The Reidston community is tired of fighting for quality drinking water from a water treatment plant they spent $50,000 upgrading.
The Reidston Water Supply is a privately owned scheme serving 28 consumer shareholders. It installed a new treatment plant with a government grant of $38,000 that was supposed to meet new drinking water standards.
But the plant has failed to deliver and, since May last year, the community has been fighting the plant provider, Purewater Corporation NZ Ltd, the Ministry of Health, which approved the grant, and Public Health South, which provided technical advice to get the plant rectified.
In the meantime, consumers continue to boil drinking water.
Yesterday, Reidston Water Supply committee secretary Tania MacDonald said the community last month sent questions and met Public Health South, but had not received answers.
Waitaki MP Jacqui Dean and the Labour Party candidate for Waitaki, Barry Monks, are also involved in trying to resolve the impasse.
Mrs Dean last month was confident the problems would soon be resolved and said Ministry of Health officials were committed to fixing the problems.
Mrs MacDonald said Public Health South last month said the ministry would support the community to improve the supply.
The community would enter the Government's new drinking water assistance programme, but it did not meet all the criteria, Mrs MacDonald said.
That left more questions than answers.
After meeting Public Health South, the community was told it was a special case and the criteria did not apply to the Reidston problems.

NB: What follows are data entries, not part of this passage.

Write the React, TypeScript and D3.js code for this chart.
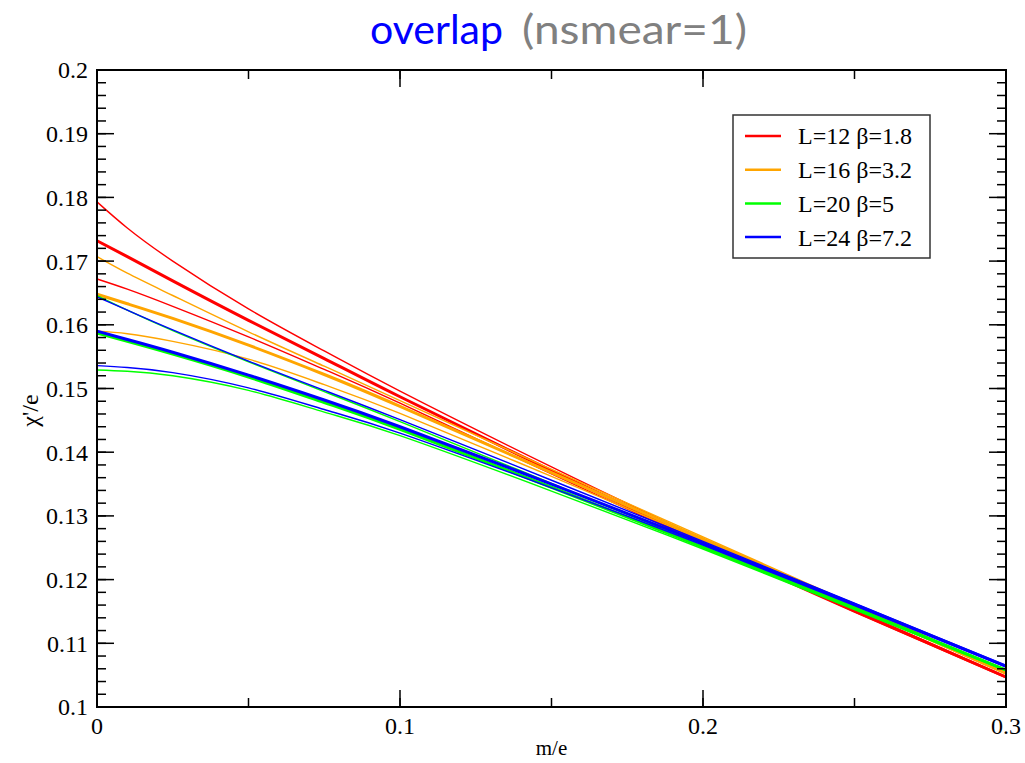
import React from "react";
import * as d3 from "d3";

const mValues = [0, 0.01, 0.025, 0.05, 0.075, 0.1, 0.15, 0.2, 0.25, 0.3];

const redUpper = [0.1793, 0.1752, 0.17, 0.1625, 0.1559, 0.1496, 0.1377, 0.1263, 0.1153, 0.1048];
const redCenter = [0.1732, 0.1707, 0.1669, 0.1607, 0.1547, 0.1487, 0.1371, 0.1259, 0.1151, 0.1047];
const redLower = [0.1672, 0.1656, 0.1629, 0.1581, 0.153, 0.1477, 0.1366, 0.1256, 0.1149, 0.1046];

const orangeUpper = [0.1707, 0.1681, 0.1646, 0.1589, 0.1535, 0.1481, 0.1373, 0.1267, 0.1161, 0.1054];
const orangeCenter = [0.1648, 0.1633, 0.161, 0.1568, 0.1522, 0.1472, 0.1368, 0.1264, 0.1159, 0.1053];
const orangeLower = [0.159, 0.1586, 0.1574, 0.1546, 0.1506, 0.1461, 0.1362, 0.1261, 0.1157, 0.1052];

const greenUpper = [0.1646, 0.1623, 0.1591, 0.1542, 0.1495, 0.1448, 0.1351, 0.1254, 0.1157, 0.1059];
const greenCenter = [0.1587, 0.1574, 0.1554, 0.1518, 0.1478, 0.1436, 0.1345, 0.1251, 0.1155, 0.1058];
const greenLower = [0.1529, 0.1527, 0.152, 0.1497, 0.1463, 0.1426, 0.1339, 0.1248, 0.1153, 0.1057];

const blueUpper = [0.1644, 0.1623, 0.1592, 0.1543, 0.1497, 0.1451, 0.1356, 0.126, 0.1163, 0.1065];
const blueCenter = [0.159, 0.1577, 0.1557, 0.1521, 0.1482, 0.144, 0.135, 0.1257, 0.1161, 0.1064];
const blueLower = [0.1536, 0.1533, 0.1525, 0.1501, 0.1467, 0.143, 0.1344, 0.1254, 0.1159, 0.1063];

const seriesNames = ["L=12 \u03b2=1.8", "L=16 \u03b2=3.2", "L=20 \u03b2=5", "L=24 \u03b2=7.2"];
const seriesColors = ["#ff0000", "#ffa500", "#00ff00", "#0000ff"];
const seriesBands = [
  [redUpper, redCenter, redLower],
  [orangeUpper, orangeCenter, orangeLower],
  [greenUpper, greenCenter, greenLower],
  [blueUpper, blueCenter, blueLower],
];

const xTickValues = [0, 0.1, 0.2, 0.3];
const xTickLabels = ["0", "0.1", "0.2", "0.3"];
const yTickValues = [0.1, 0.11, 0.12, 0.13, 0.14, 0.15, 0.16, 0.17, 0.18, 0.19, 0.2];
const yTickLabels = ["0.1", "0.11", "0.12", "0.13", "0.14", "0.15", "0.16", "0.17", "0.18", "0.19", "0.2"];

const W = 1025;
const H = 763;
const L = 97;
const R = 1006;
const T = 70;
const B = 707;

export default function App() {
  const x = d3.scaleLinear().domain([0, 0.3]).range([L, R]);
  const y = d3.scaleLinear().domain([0.1, 0.2]).range([B, T]);
  const line = d3
    .line<number>()
    .x((_, i) => x(mValues[i]))
    .y((d) => y(d))
    .curve(d3.curveNatural);

  const xMinor = d3.range(0, 7).map((i) => i * 0.05);
  const yMinor = d3.range(0, 51).map((i) => 0.1 + i * 0.002);
  const serif = "'Liberation Serif', 'Times New Roman', serif";
  const major = 17;
  const minor = 9;

  return (
    <svg
      width={W}
      height={H}
      style={{ position: "absolute", left: 0, top: 0, background: "#fff" }}
    >
      <rect x={0} y={0} width={W} height={H} fill="#fff" />
      <text
        x={370}
        y={44}
        style={{ fontFamily: "Lato", fontSize: 40 }}
        fill="#0000ff"
        textLength={133}
        lengthAdjust="spacingAndGlyphs"
      >
        overlap
      </text>
      <text
        x={522}
        y={44}
        style={{ fontFamily: "Lato", fontSize: 40 }}
        fill="#808080"
        textLength={225}
        lengthAdjust="spacingAndGlyphs"
      >
        (nsmear=1)
      </text>

      <defs>
        <clipPath id="plotclip">
          <rect x={L - 2} y={T} width={R - L + 2} height={B - T} />
        </clipPath>
      </defs>
      <g clipPath="url(#plotclip)">
        {seriesBands.map((band, si) => (
          <g key={si}>
            {band.map((vals, bi) => (
              <path
                key={bi}
                d={line(vals) || ""}
                fill="none"
                stroke={seriesColors[si]}
                strokeWidth={bi === 1 ? 3 : 1.4}
              />
            ))}
          </g>
        ))}
      </g>

      {xMinor.map((v, i) => (
        <g key={"xm" + i}>
          <line x1={x(v)} x2={x(v)} y1={B} y2={B - minor} stroke="#000" strokeWidth={1.5} />
          <line x1={x(v)} x2={x(v)} y1={T} y2={T + minor} stroke="#000" strokeWidth={1.5} />
        </g>
      ))}
      {yMinor.map((v, i) => (
        <g key={"ym" + i}>
          <line x1={L} x2={L + minor} y1={y(v)} y2={y(v)} stroke="#000" strokeWidth={1.5} />
          <line x1={R} x2={R - minor} y1={y(v)} y2={y(v)} stroke="#000" strokeWidth={1.5} />
        </g>
      ))}
      {xTickValues.map((v, i) => (
        <g key={"xt" + i}>
          <line x1={x(v)} x2={x(v)} y1={B} y2={B - major} stroke="#000" strokeWidth={1.5} />
          <line x1={x(v)} x2={x(v)} y1={T} y2={T + major} stroke="#000" strokeWidth={1.5} />
          <text
            x={x(v)}
            y={B + 27}
            textAnchor="middle"
            style={{ fontFamily: serif, fontSize: 24 }}
            fill="#000"
          >
            {xTickLabels[i]}
          </text>
        </g>
      ))}
      {yTickValues.map((v, i) => (
        <g key={"yt" + i}>
          <line x1={L} x2={L + major} y1={y(v)} y2={y(v)} stroke="#000" strokeWidth={1.5} />
          <line x1={R} x2={R - major} y1={y(v)} y2={y(v)} stroke="#000" strokeWidth={1.5} />
          <text
            x={L - 9}
            y={y(v)}
            dy="0.35em"
            textAnchor="end"
            style={{ fontFamily: serif, fontSize: 24 }}
            fill="#000"
          >
            {yTickLabels[i]}
          </text>
        </g>
      ))}

      <rect x={L} y={T} width={R - L} height={B - T} fill="none" stroke="#000" strokeWidth={2} />

      <text
        x={(L + R) / 2}
        y={755}
        textAnchor="middle"
        style={{ fontFamily: serif, fontSize: 21 }}
        fill="#000"
      >
        m/e
      </text>
      <text
        transform={`translate(38, ${(T + B) / 2 + 22}) rotate(-90)`}
        textAnchor="middle"
        style={{ fontFamily: serif, fontSize: 24 }}
        fill="#000"
      >
        {"\u03c7'/e"}
      </text>

      <rect x={733} y={115} width={197} height={143} fill="#fff" stroke="#333" strokeWidth={1.5} />
      {seriesNames.map((name, i) => (
        <g key={"lg" + i}>
          <line
            x1={745}
            x2={781}
            y1={136 + i * 33.7}
            y2={136 + i * 33.7}
            stroke={seriesColors[i]}
            strokeWidth={2.5}
          />
          <text
            x={798}
            y={136 + i * 33.7}
            dy="0.35em"
            style={{ fontFamily: serif, fontSize: 24 }}
            fill="#000"
          >
            {name}
          </text>
        </g>
      ))}
    </svg>
  );
}
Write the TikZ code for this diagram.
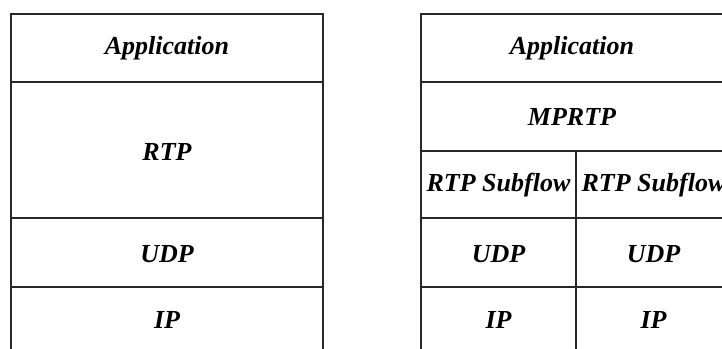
\documentclass[tikz,border=0pt]{standalone}
\usepackage{fontspec}
\setmainfont{Liberation Serif}
\tikzset{every picture/.style={line width=1.1pt}}
\tikzset{layer/.style={inner sep=0.75pt,font=\fontsize{19.5}{22}\selectfont\bfseries\itshape}}

\begin{document}
\begin{tikzpicture}[x=0.75pt,y=0.75pt,yscale=-1,xscale=1]
\useasboundingbox (0,0) rectangle (722,349);
\clip (0,0) rectangle (722,349);

%Left stack: RTP
\draw [color={rgb, 255:red, 40; green, 40; blue, 40 }] (11,352) -- (11,14) -- (323,14) -- (323,352) ;
%Straight Lines
\draw [color={rgb, 255:red, 40; green, 40; blue, 40 }] (11,82) -- (323,82) ;
\draw [color={rgb, 255:red, 40; green, 40; blue, 40 }] (11,218) -- (323,218) ;
\draw [color={rgb, 255:red, 40; green, 40; blue, 40 }] (11,287) -- (323,287) ;

%Right stack: MPRTP
\draw [color={rgb, 255:red, 40; green, 40; blue, 40 }] (421,352) -- (421,14) -- (730,14) ;
%Straight Lines
\draw [color={rgb, 255:red, 40; green, 40; blue, 40 }] (421,82) -- (730,82) ;
\draw [color={rgb, 255:red, 40; green, 40; blue, 40 }] (421,151) -- (730,151) ;
\draw [color={rgb, 255:red, 40; green, 40; blue, 40 }] (421,218) -- (730,218) ;
\draw [color={rgb, 255:red, 40; green, 40; blue, 40 }] (421,287) -- (730,287) ;
\draw [color={rgb, 255:red, 40; green, 40; blue, 40 }] (576,151) -- (576,352) ;

% Text Node
\draw (167,48) node [layer] (appL) {Application};
% Text Node
\draw (167,152) node [layer] (rtpL) {RTP};
% Text Node
\draw (167,254) node [layer] (udpL) {UDP};
% Text Node
\draw (167,320) node [layer] (ipL) {IP};
% Text Node
\draw (572,48) node [layer] (appR) {Application};
% Text Node
\draw (572,117) node [layer] (mprtp) {MPRTP};
% Text Node
\draw (498.5,185) node [layer] (subA) {RTP Subflow};
% Text Node
\draw (653.5,185) node [layer] (subB) {RTP Subflow};
% Text Node
\draw (498.5,254) node [layer] (udpA) {UDP};
% Text Node
\draw (653.5,254) node [layer] (udpB) {UDP};
% Text Node
\draw (498.5,320) node [layer] (ipA) {IP};
% Text Node
\draw (653.5,320) node [layer] (ipB) {IP};

\end{tikzpicture}
\end{document}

"We are being left in the dark and can't even get dates on when we will get answers to our questions," she said.
Mr Monks had requested information under the Local Government Official Information and Public Meetings Act, on behalf of the community, but had not received it.
That information was key to determining who in the ministry approved the first treatment plant that was not up to the drinking water standard.
"The community is tired of fighting and just want a water treatment plant that works and is up to the New Zealand drinking water standards," Mrs MacDonald said.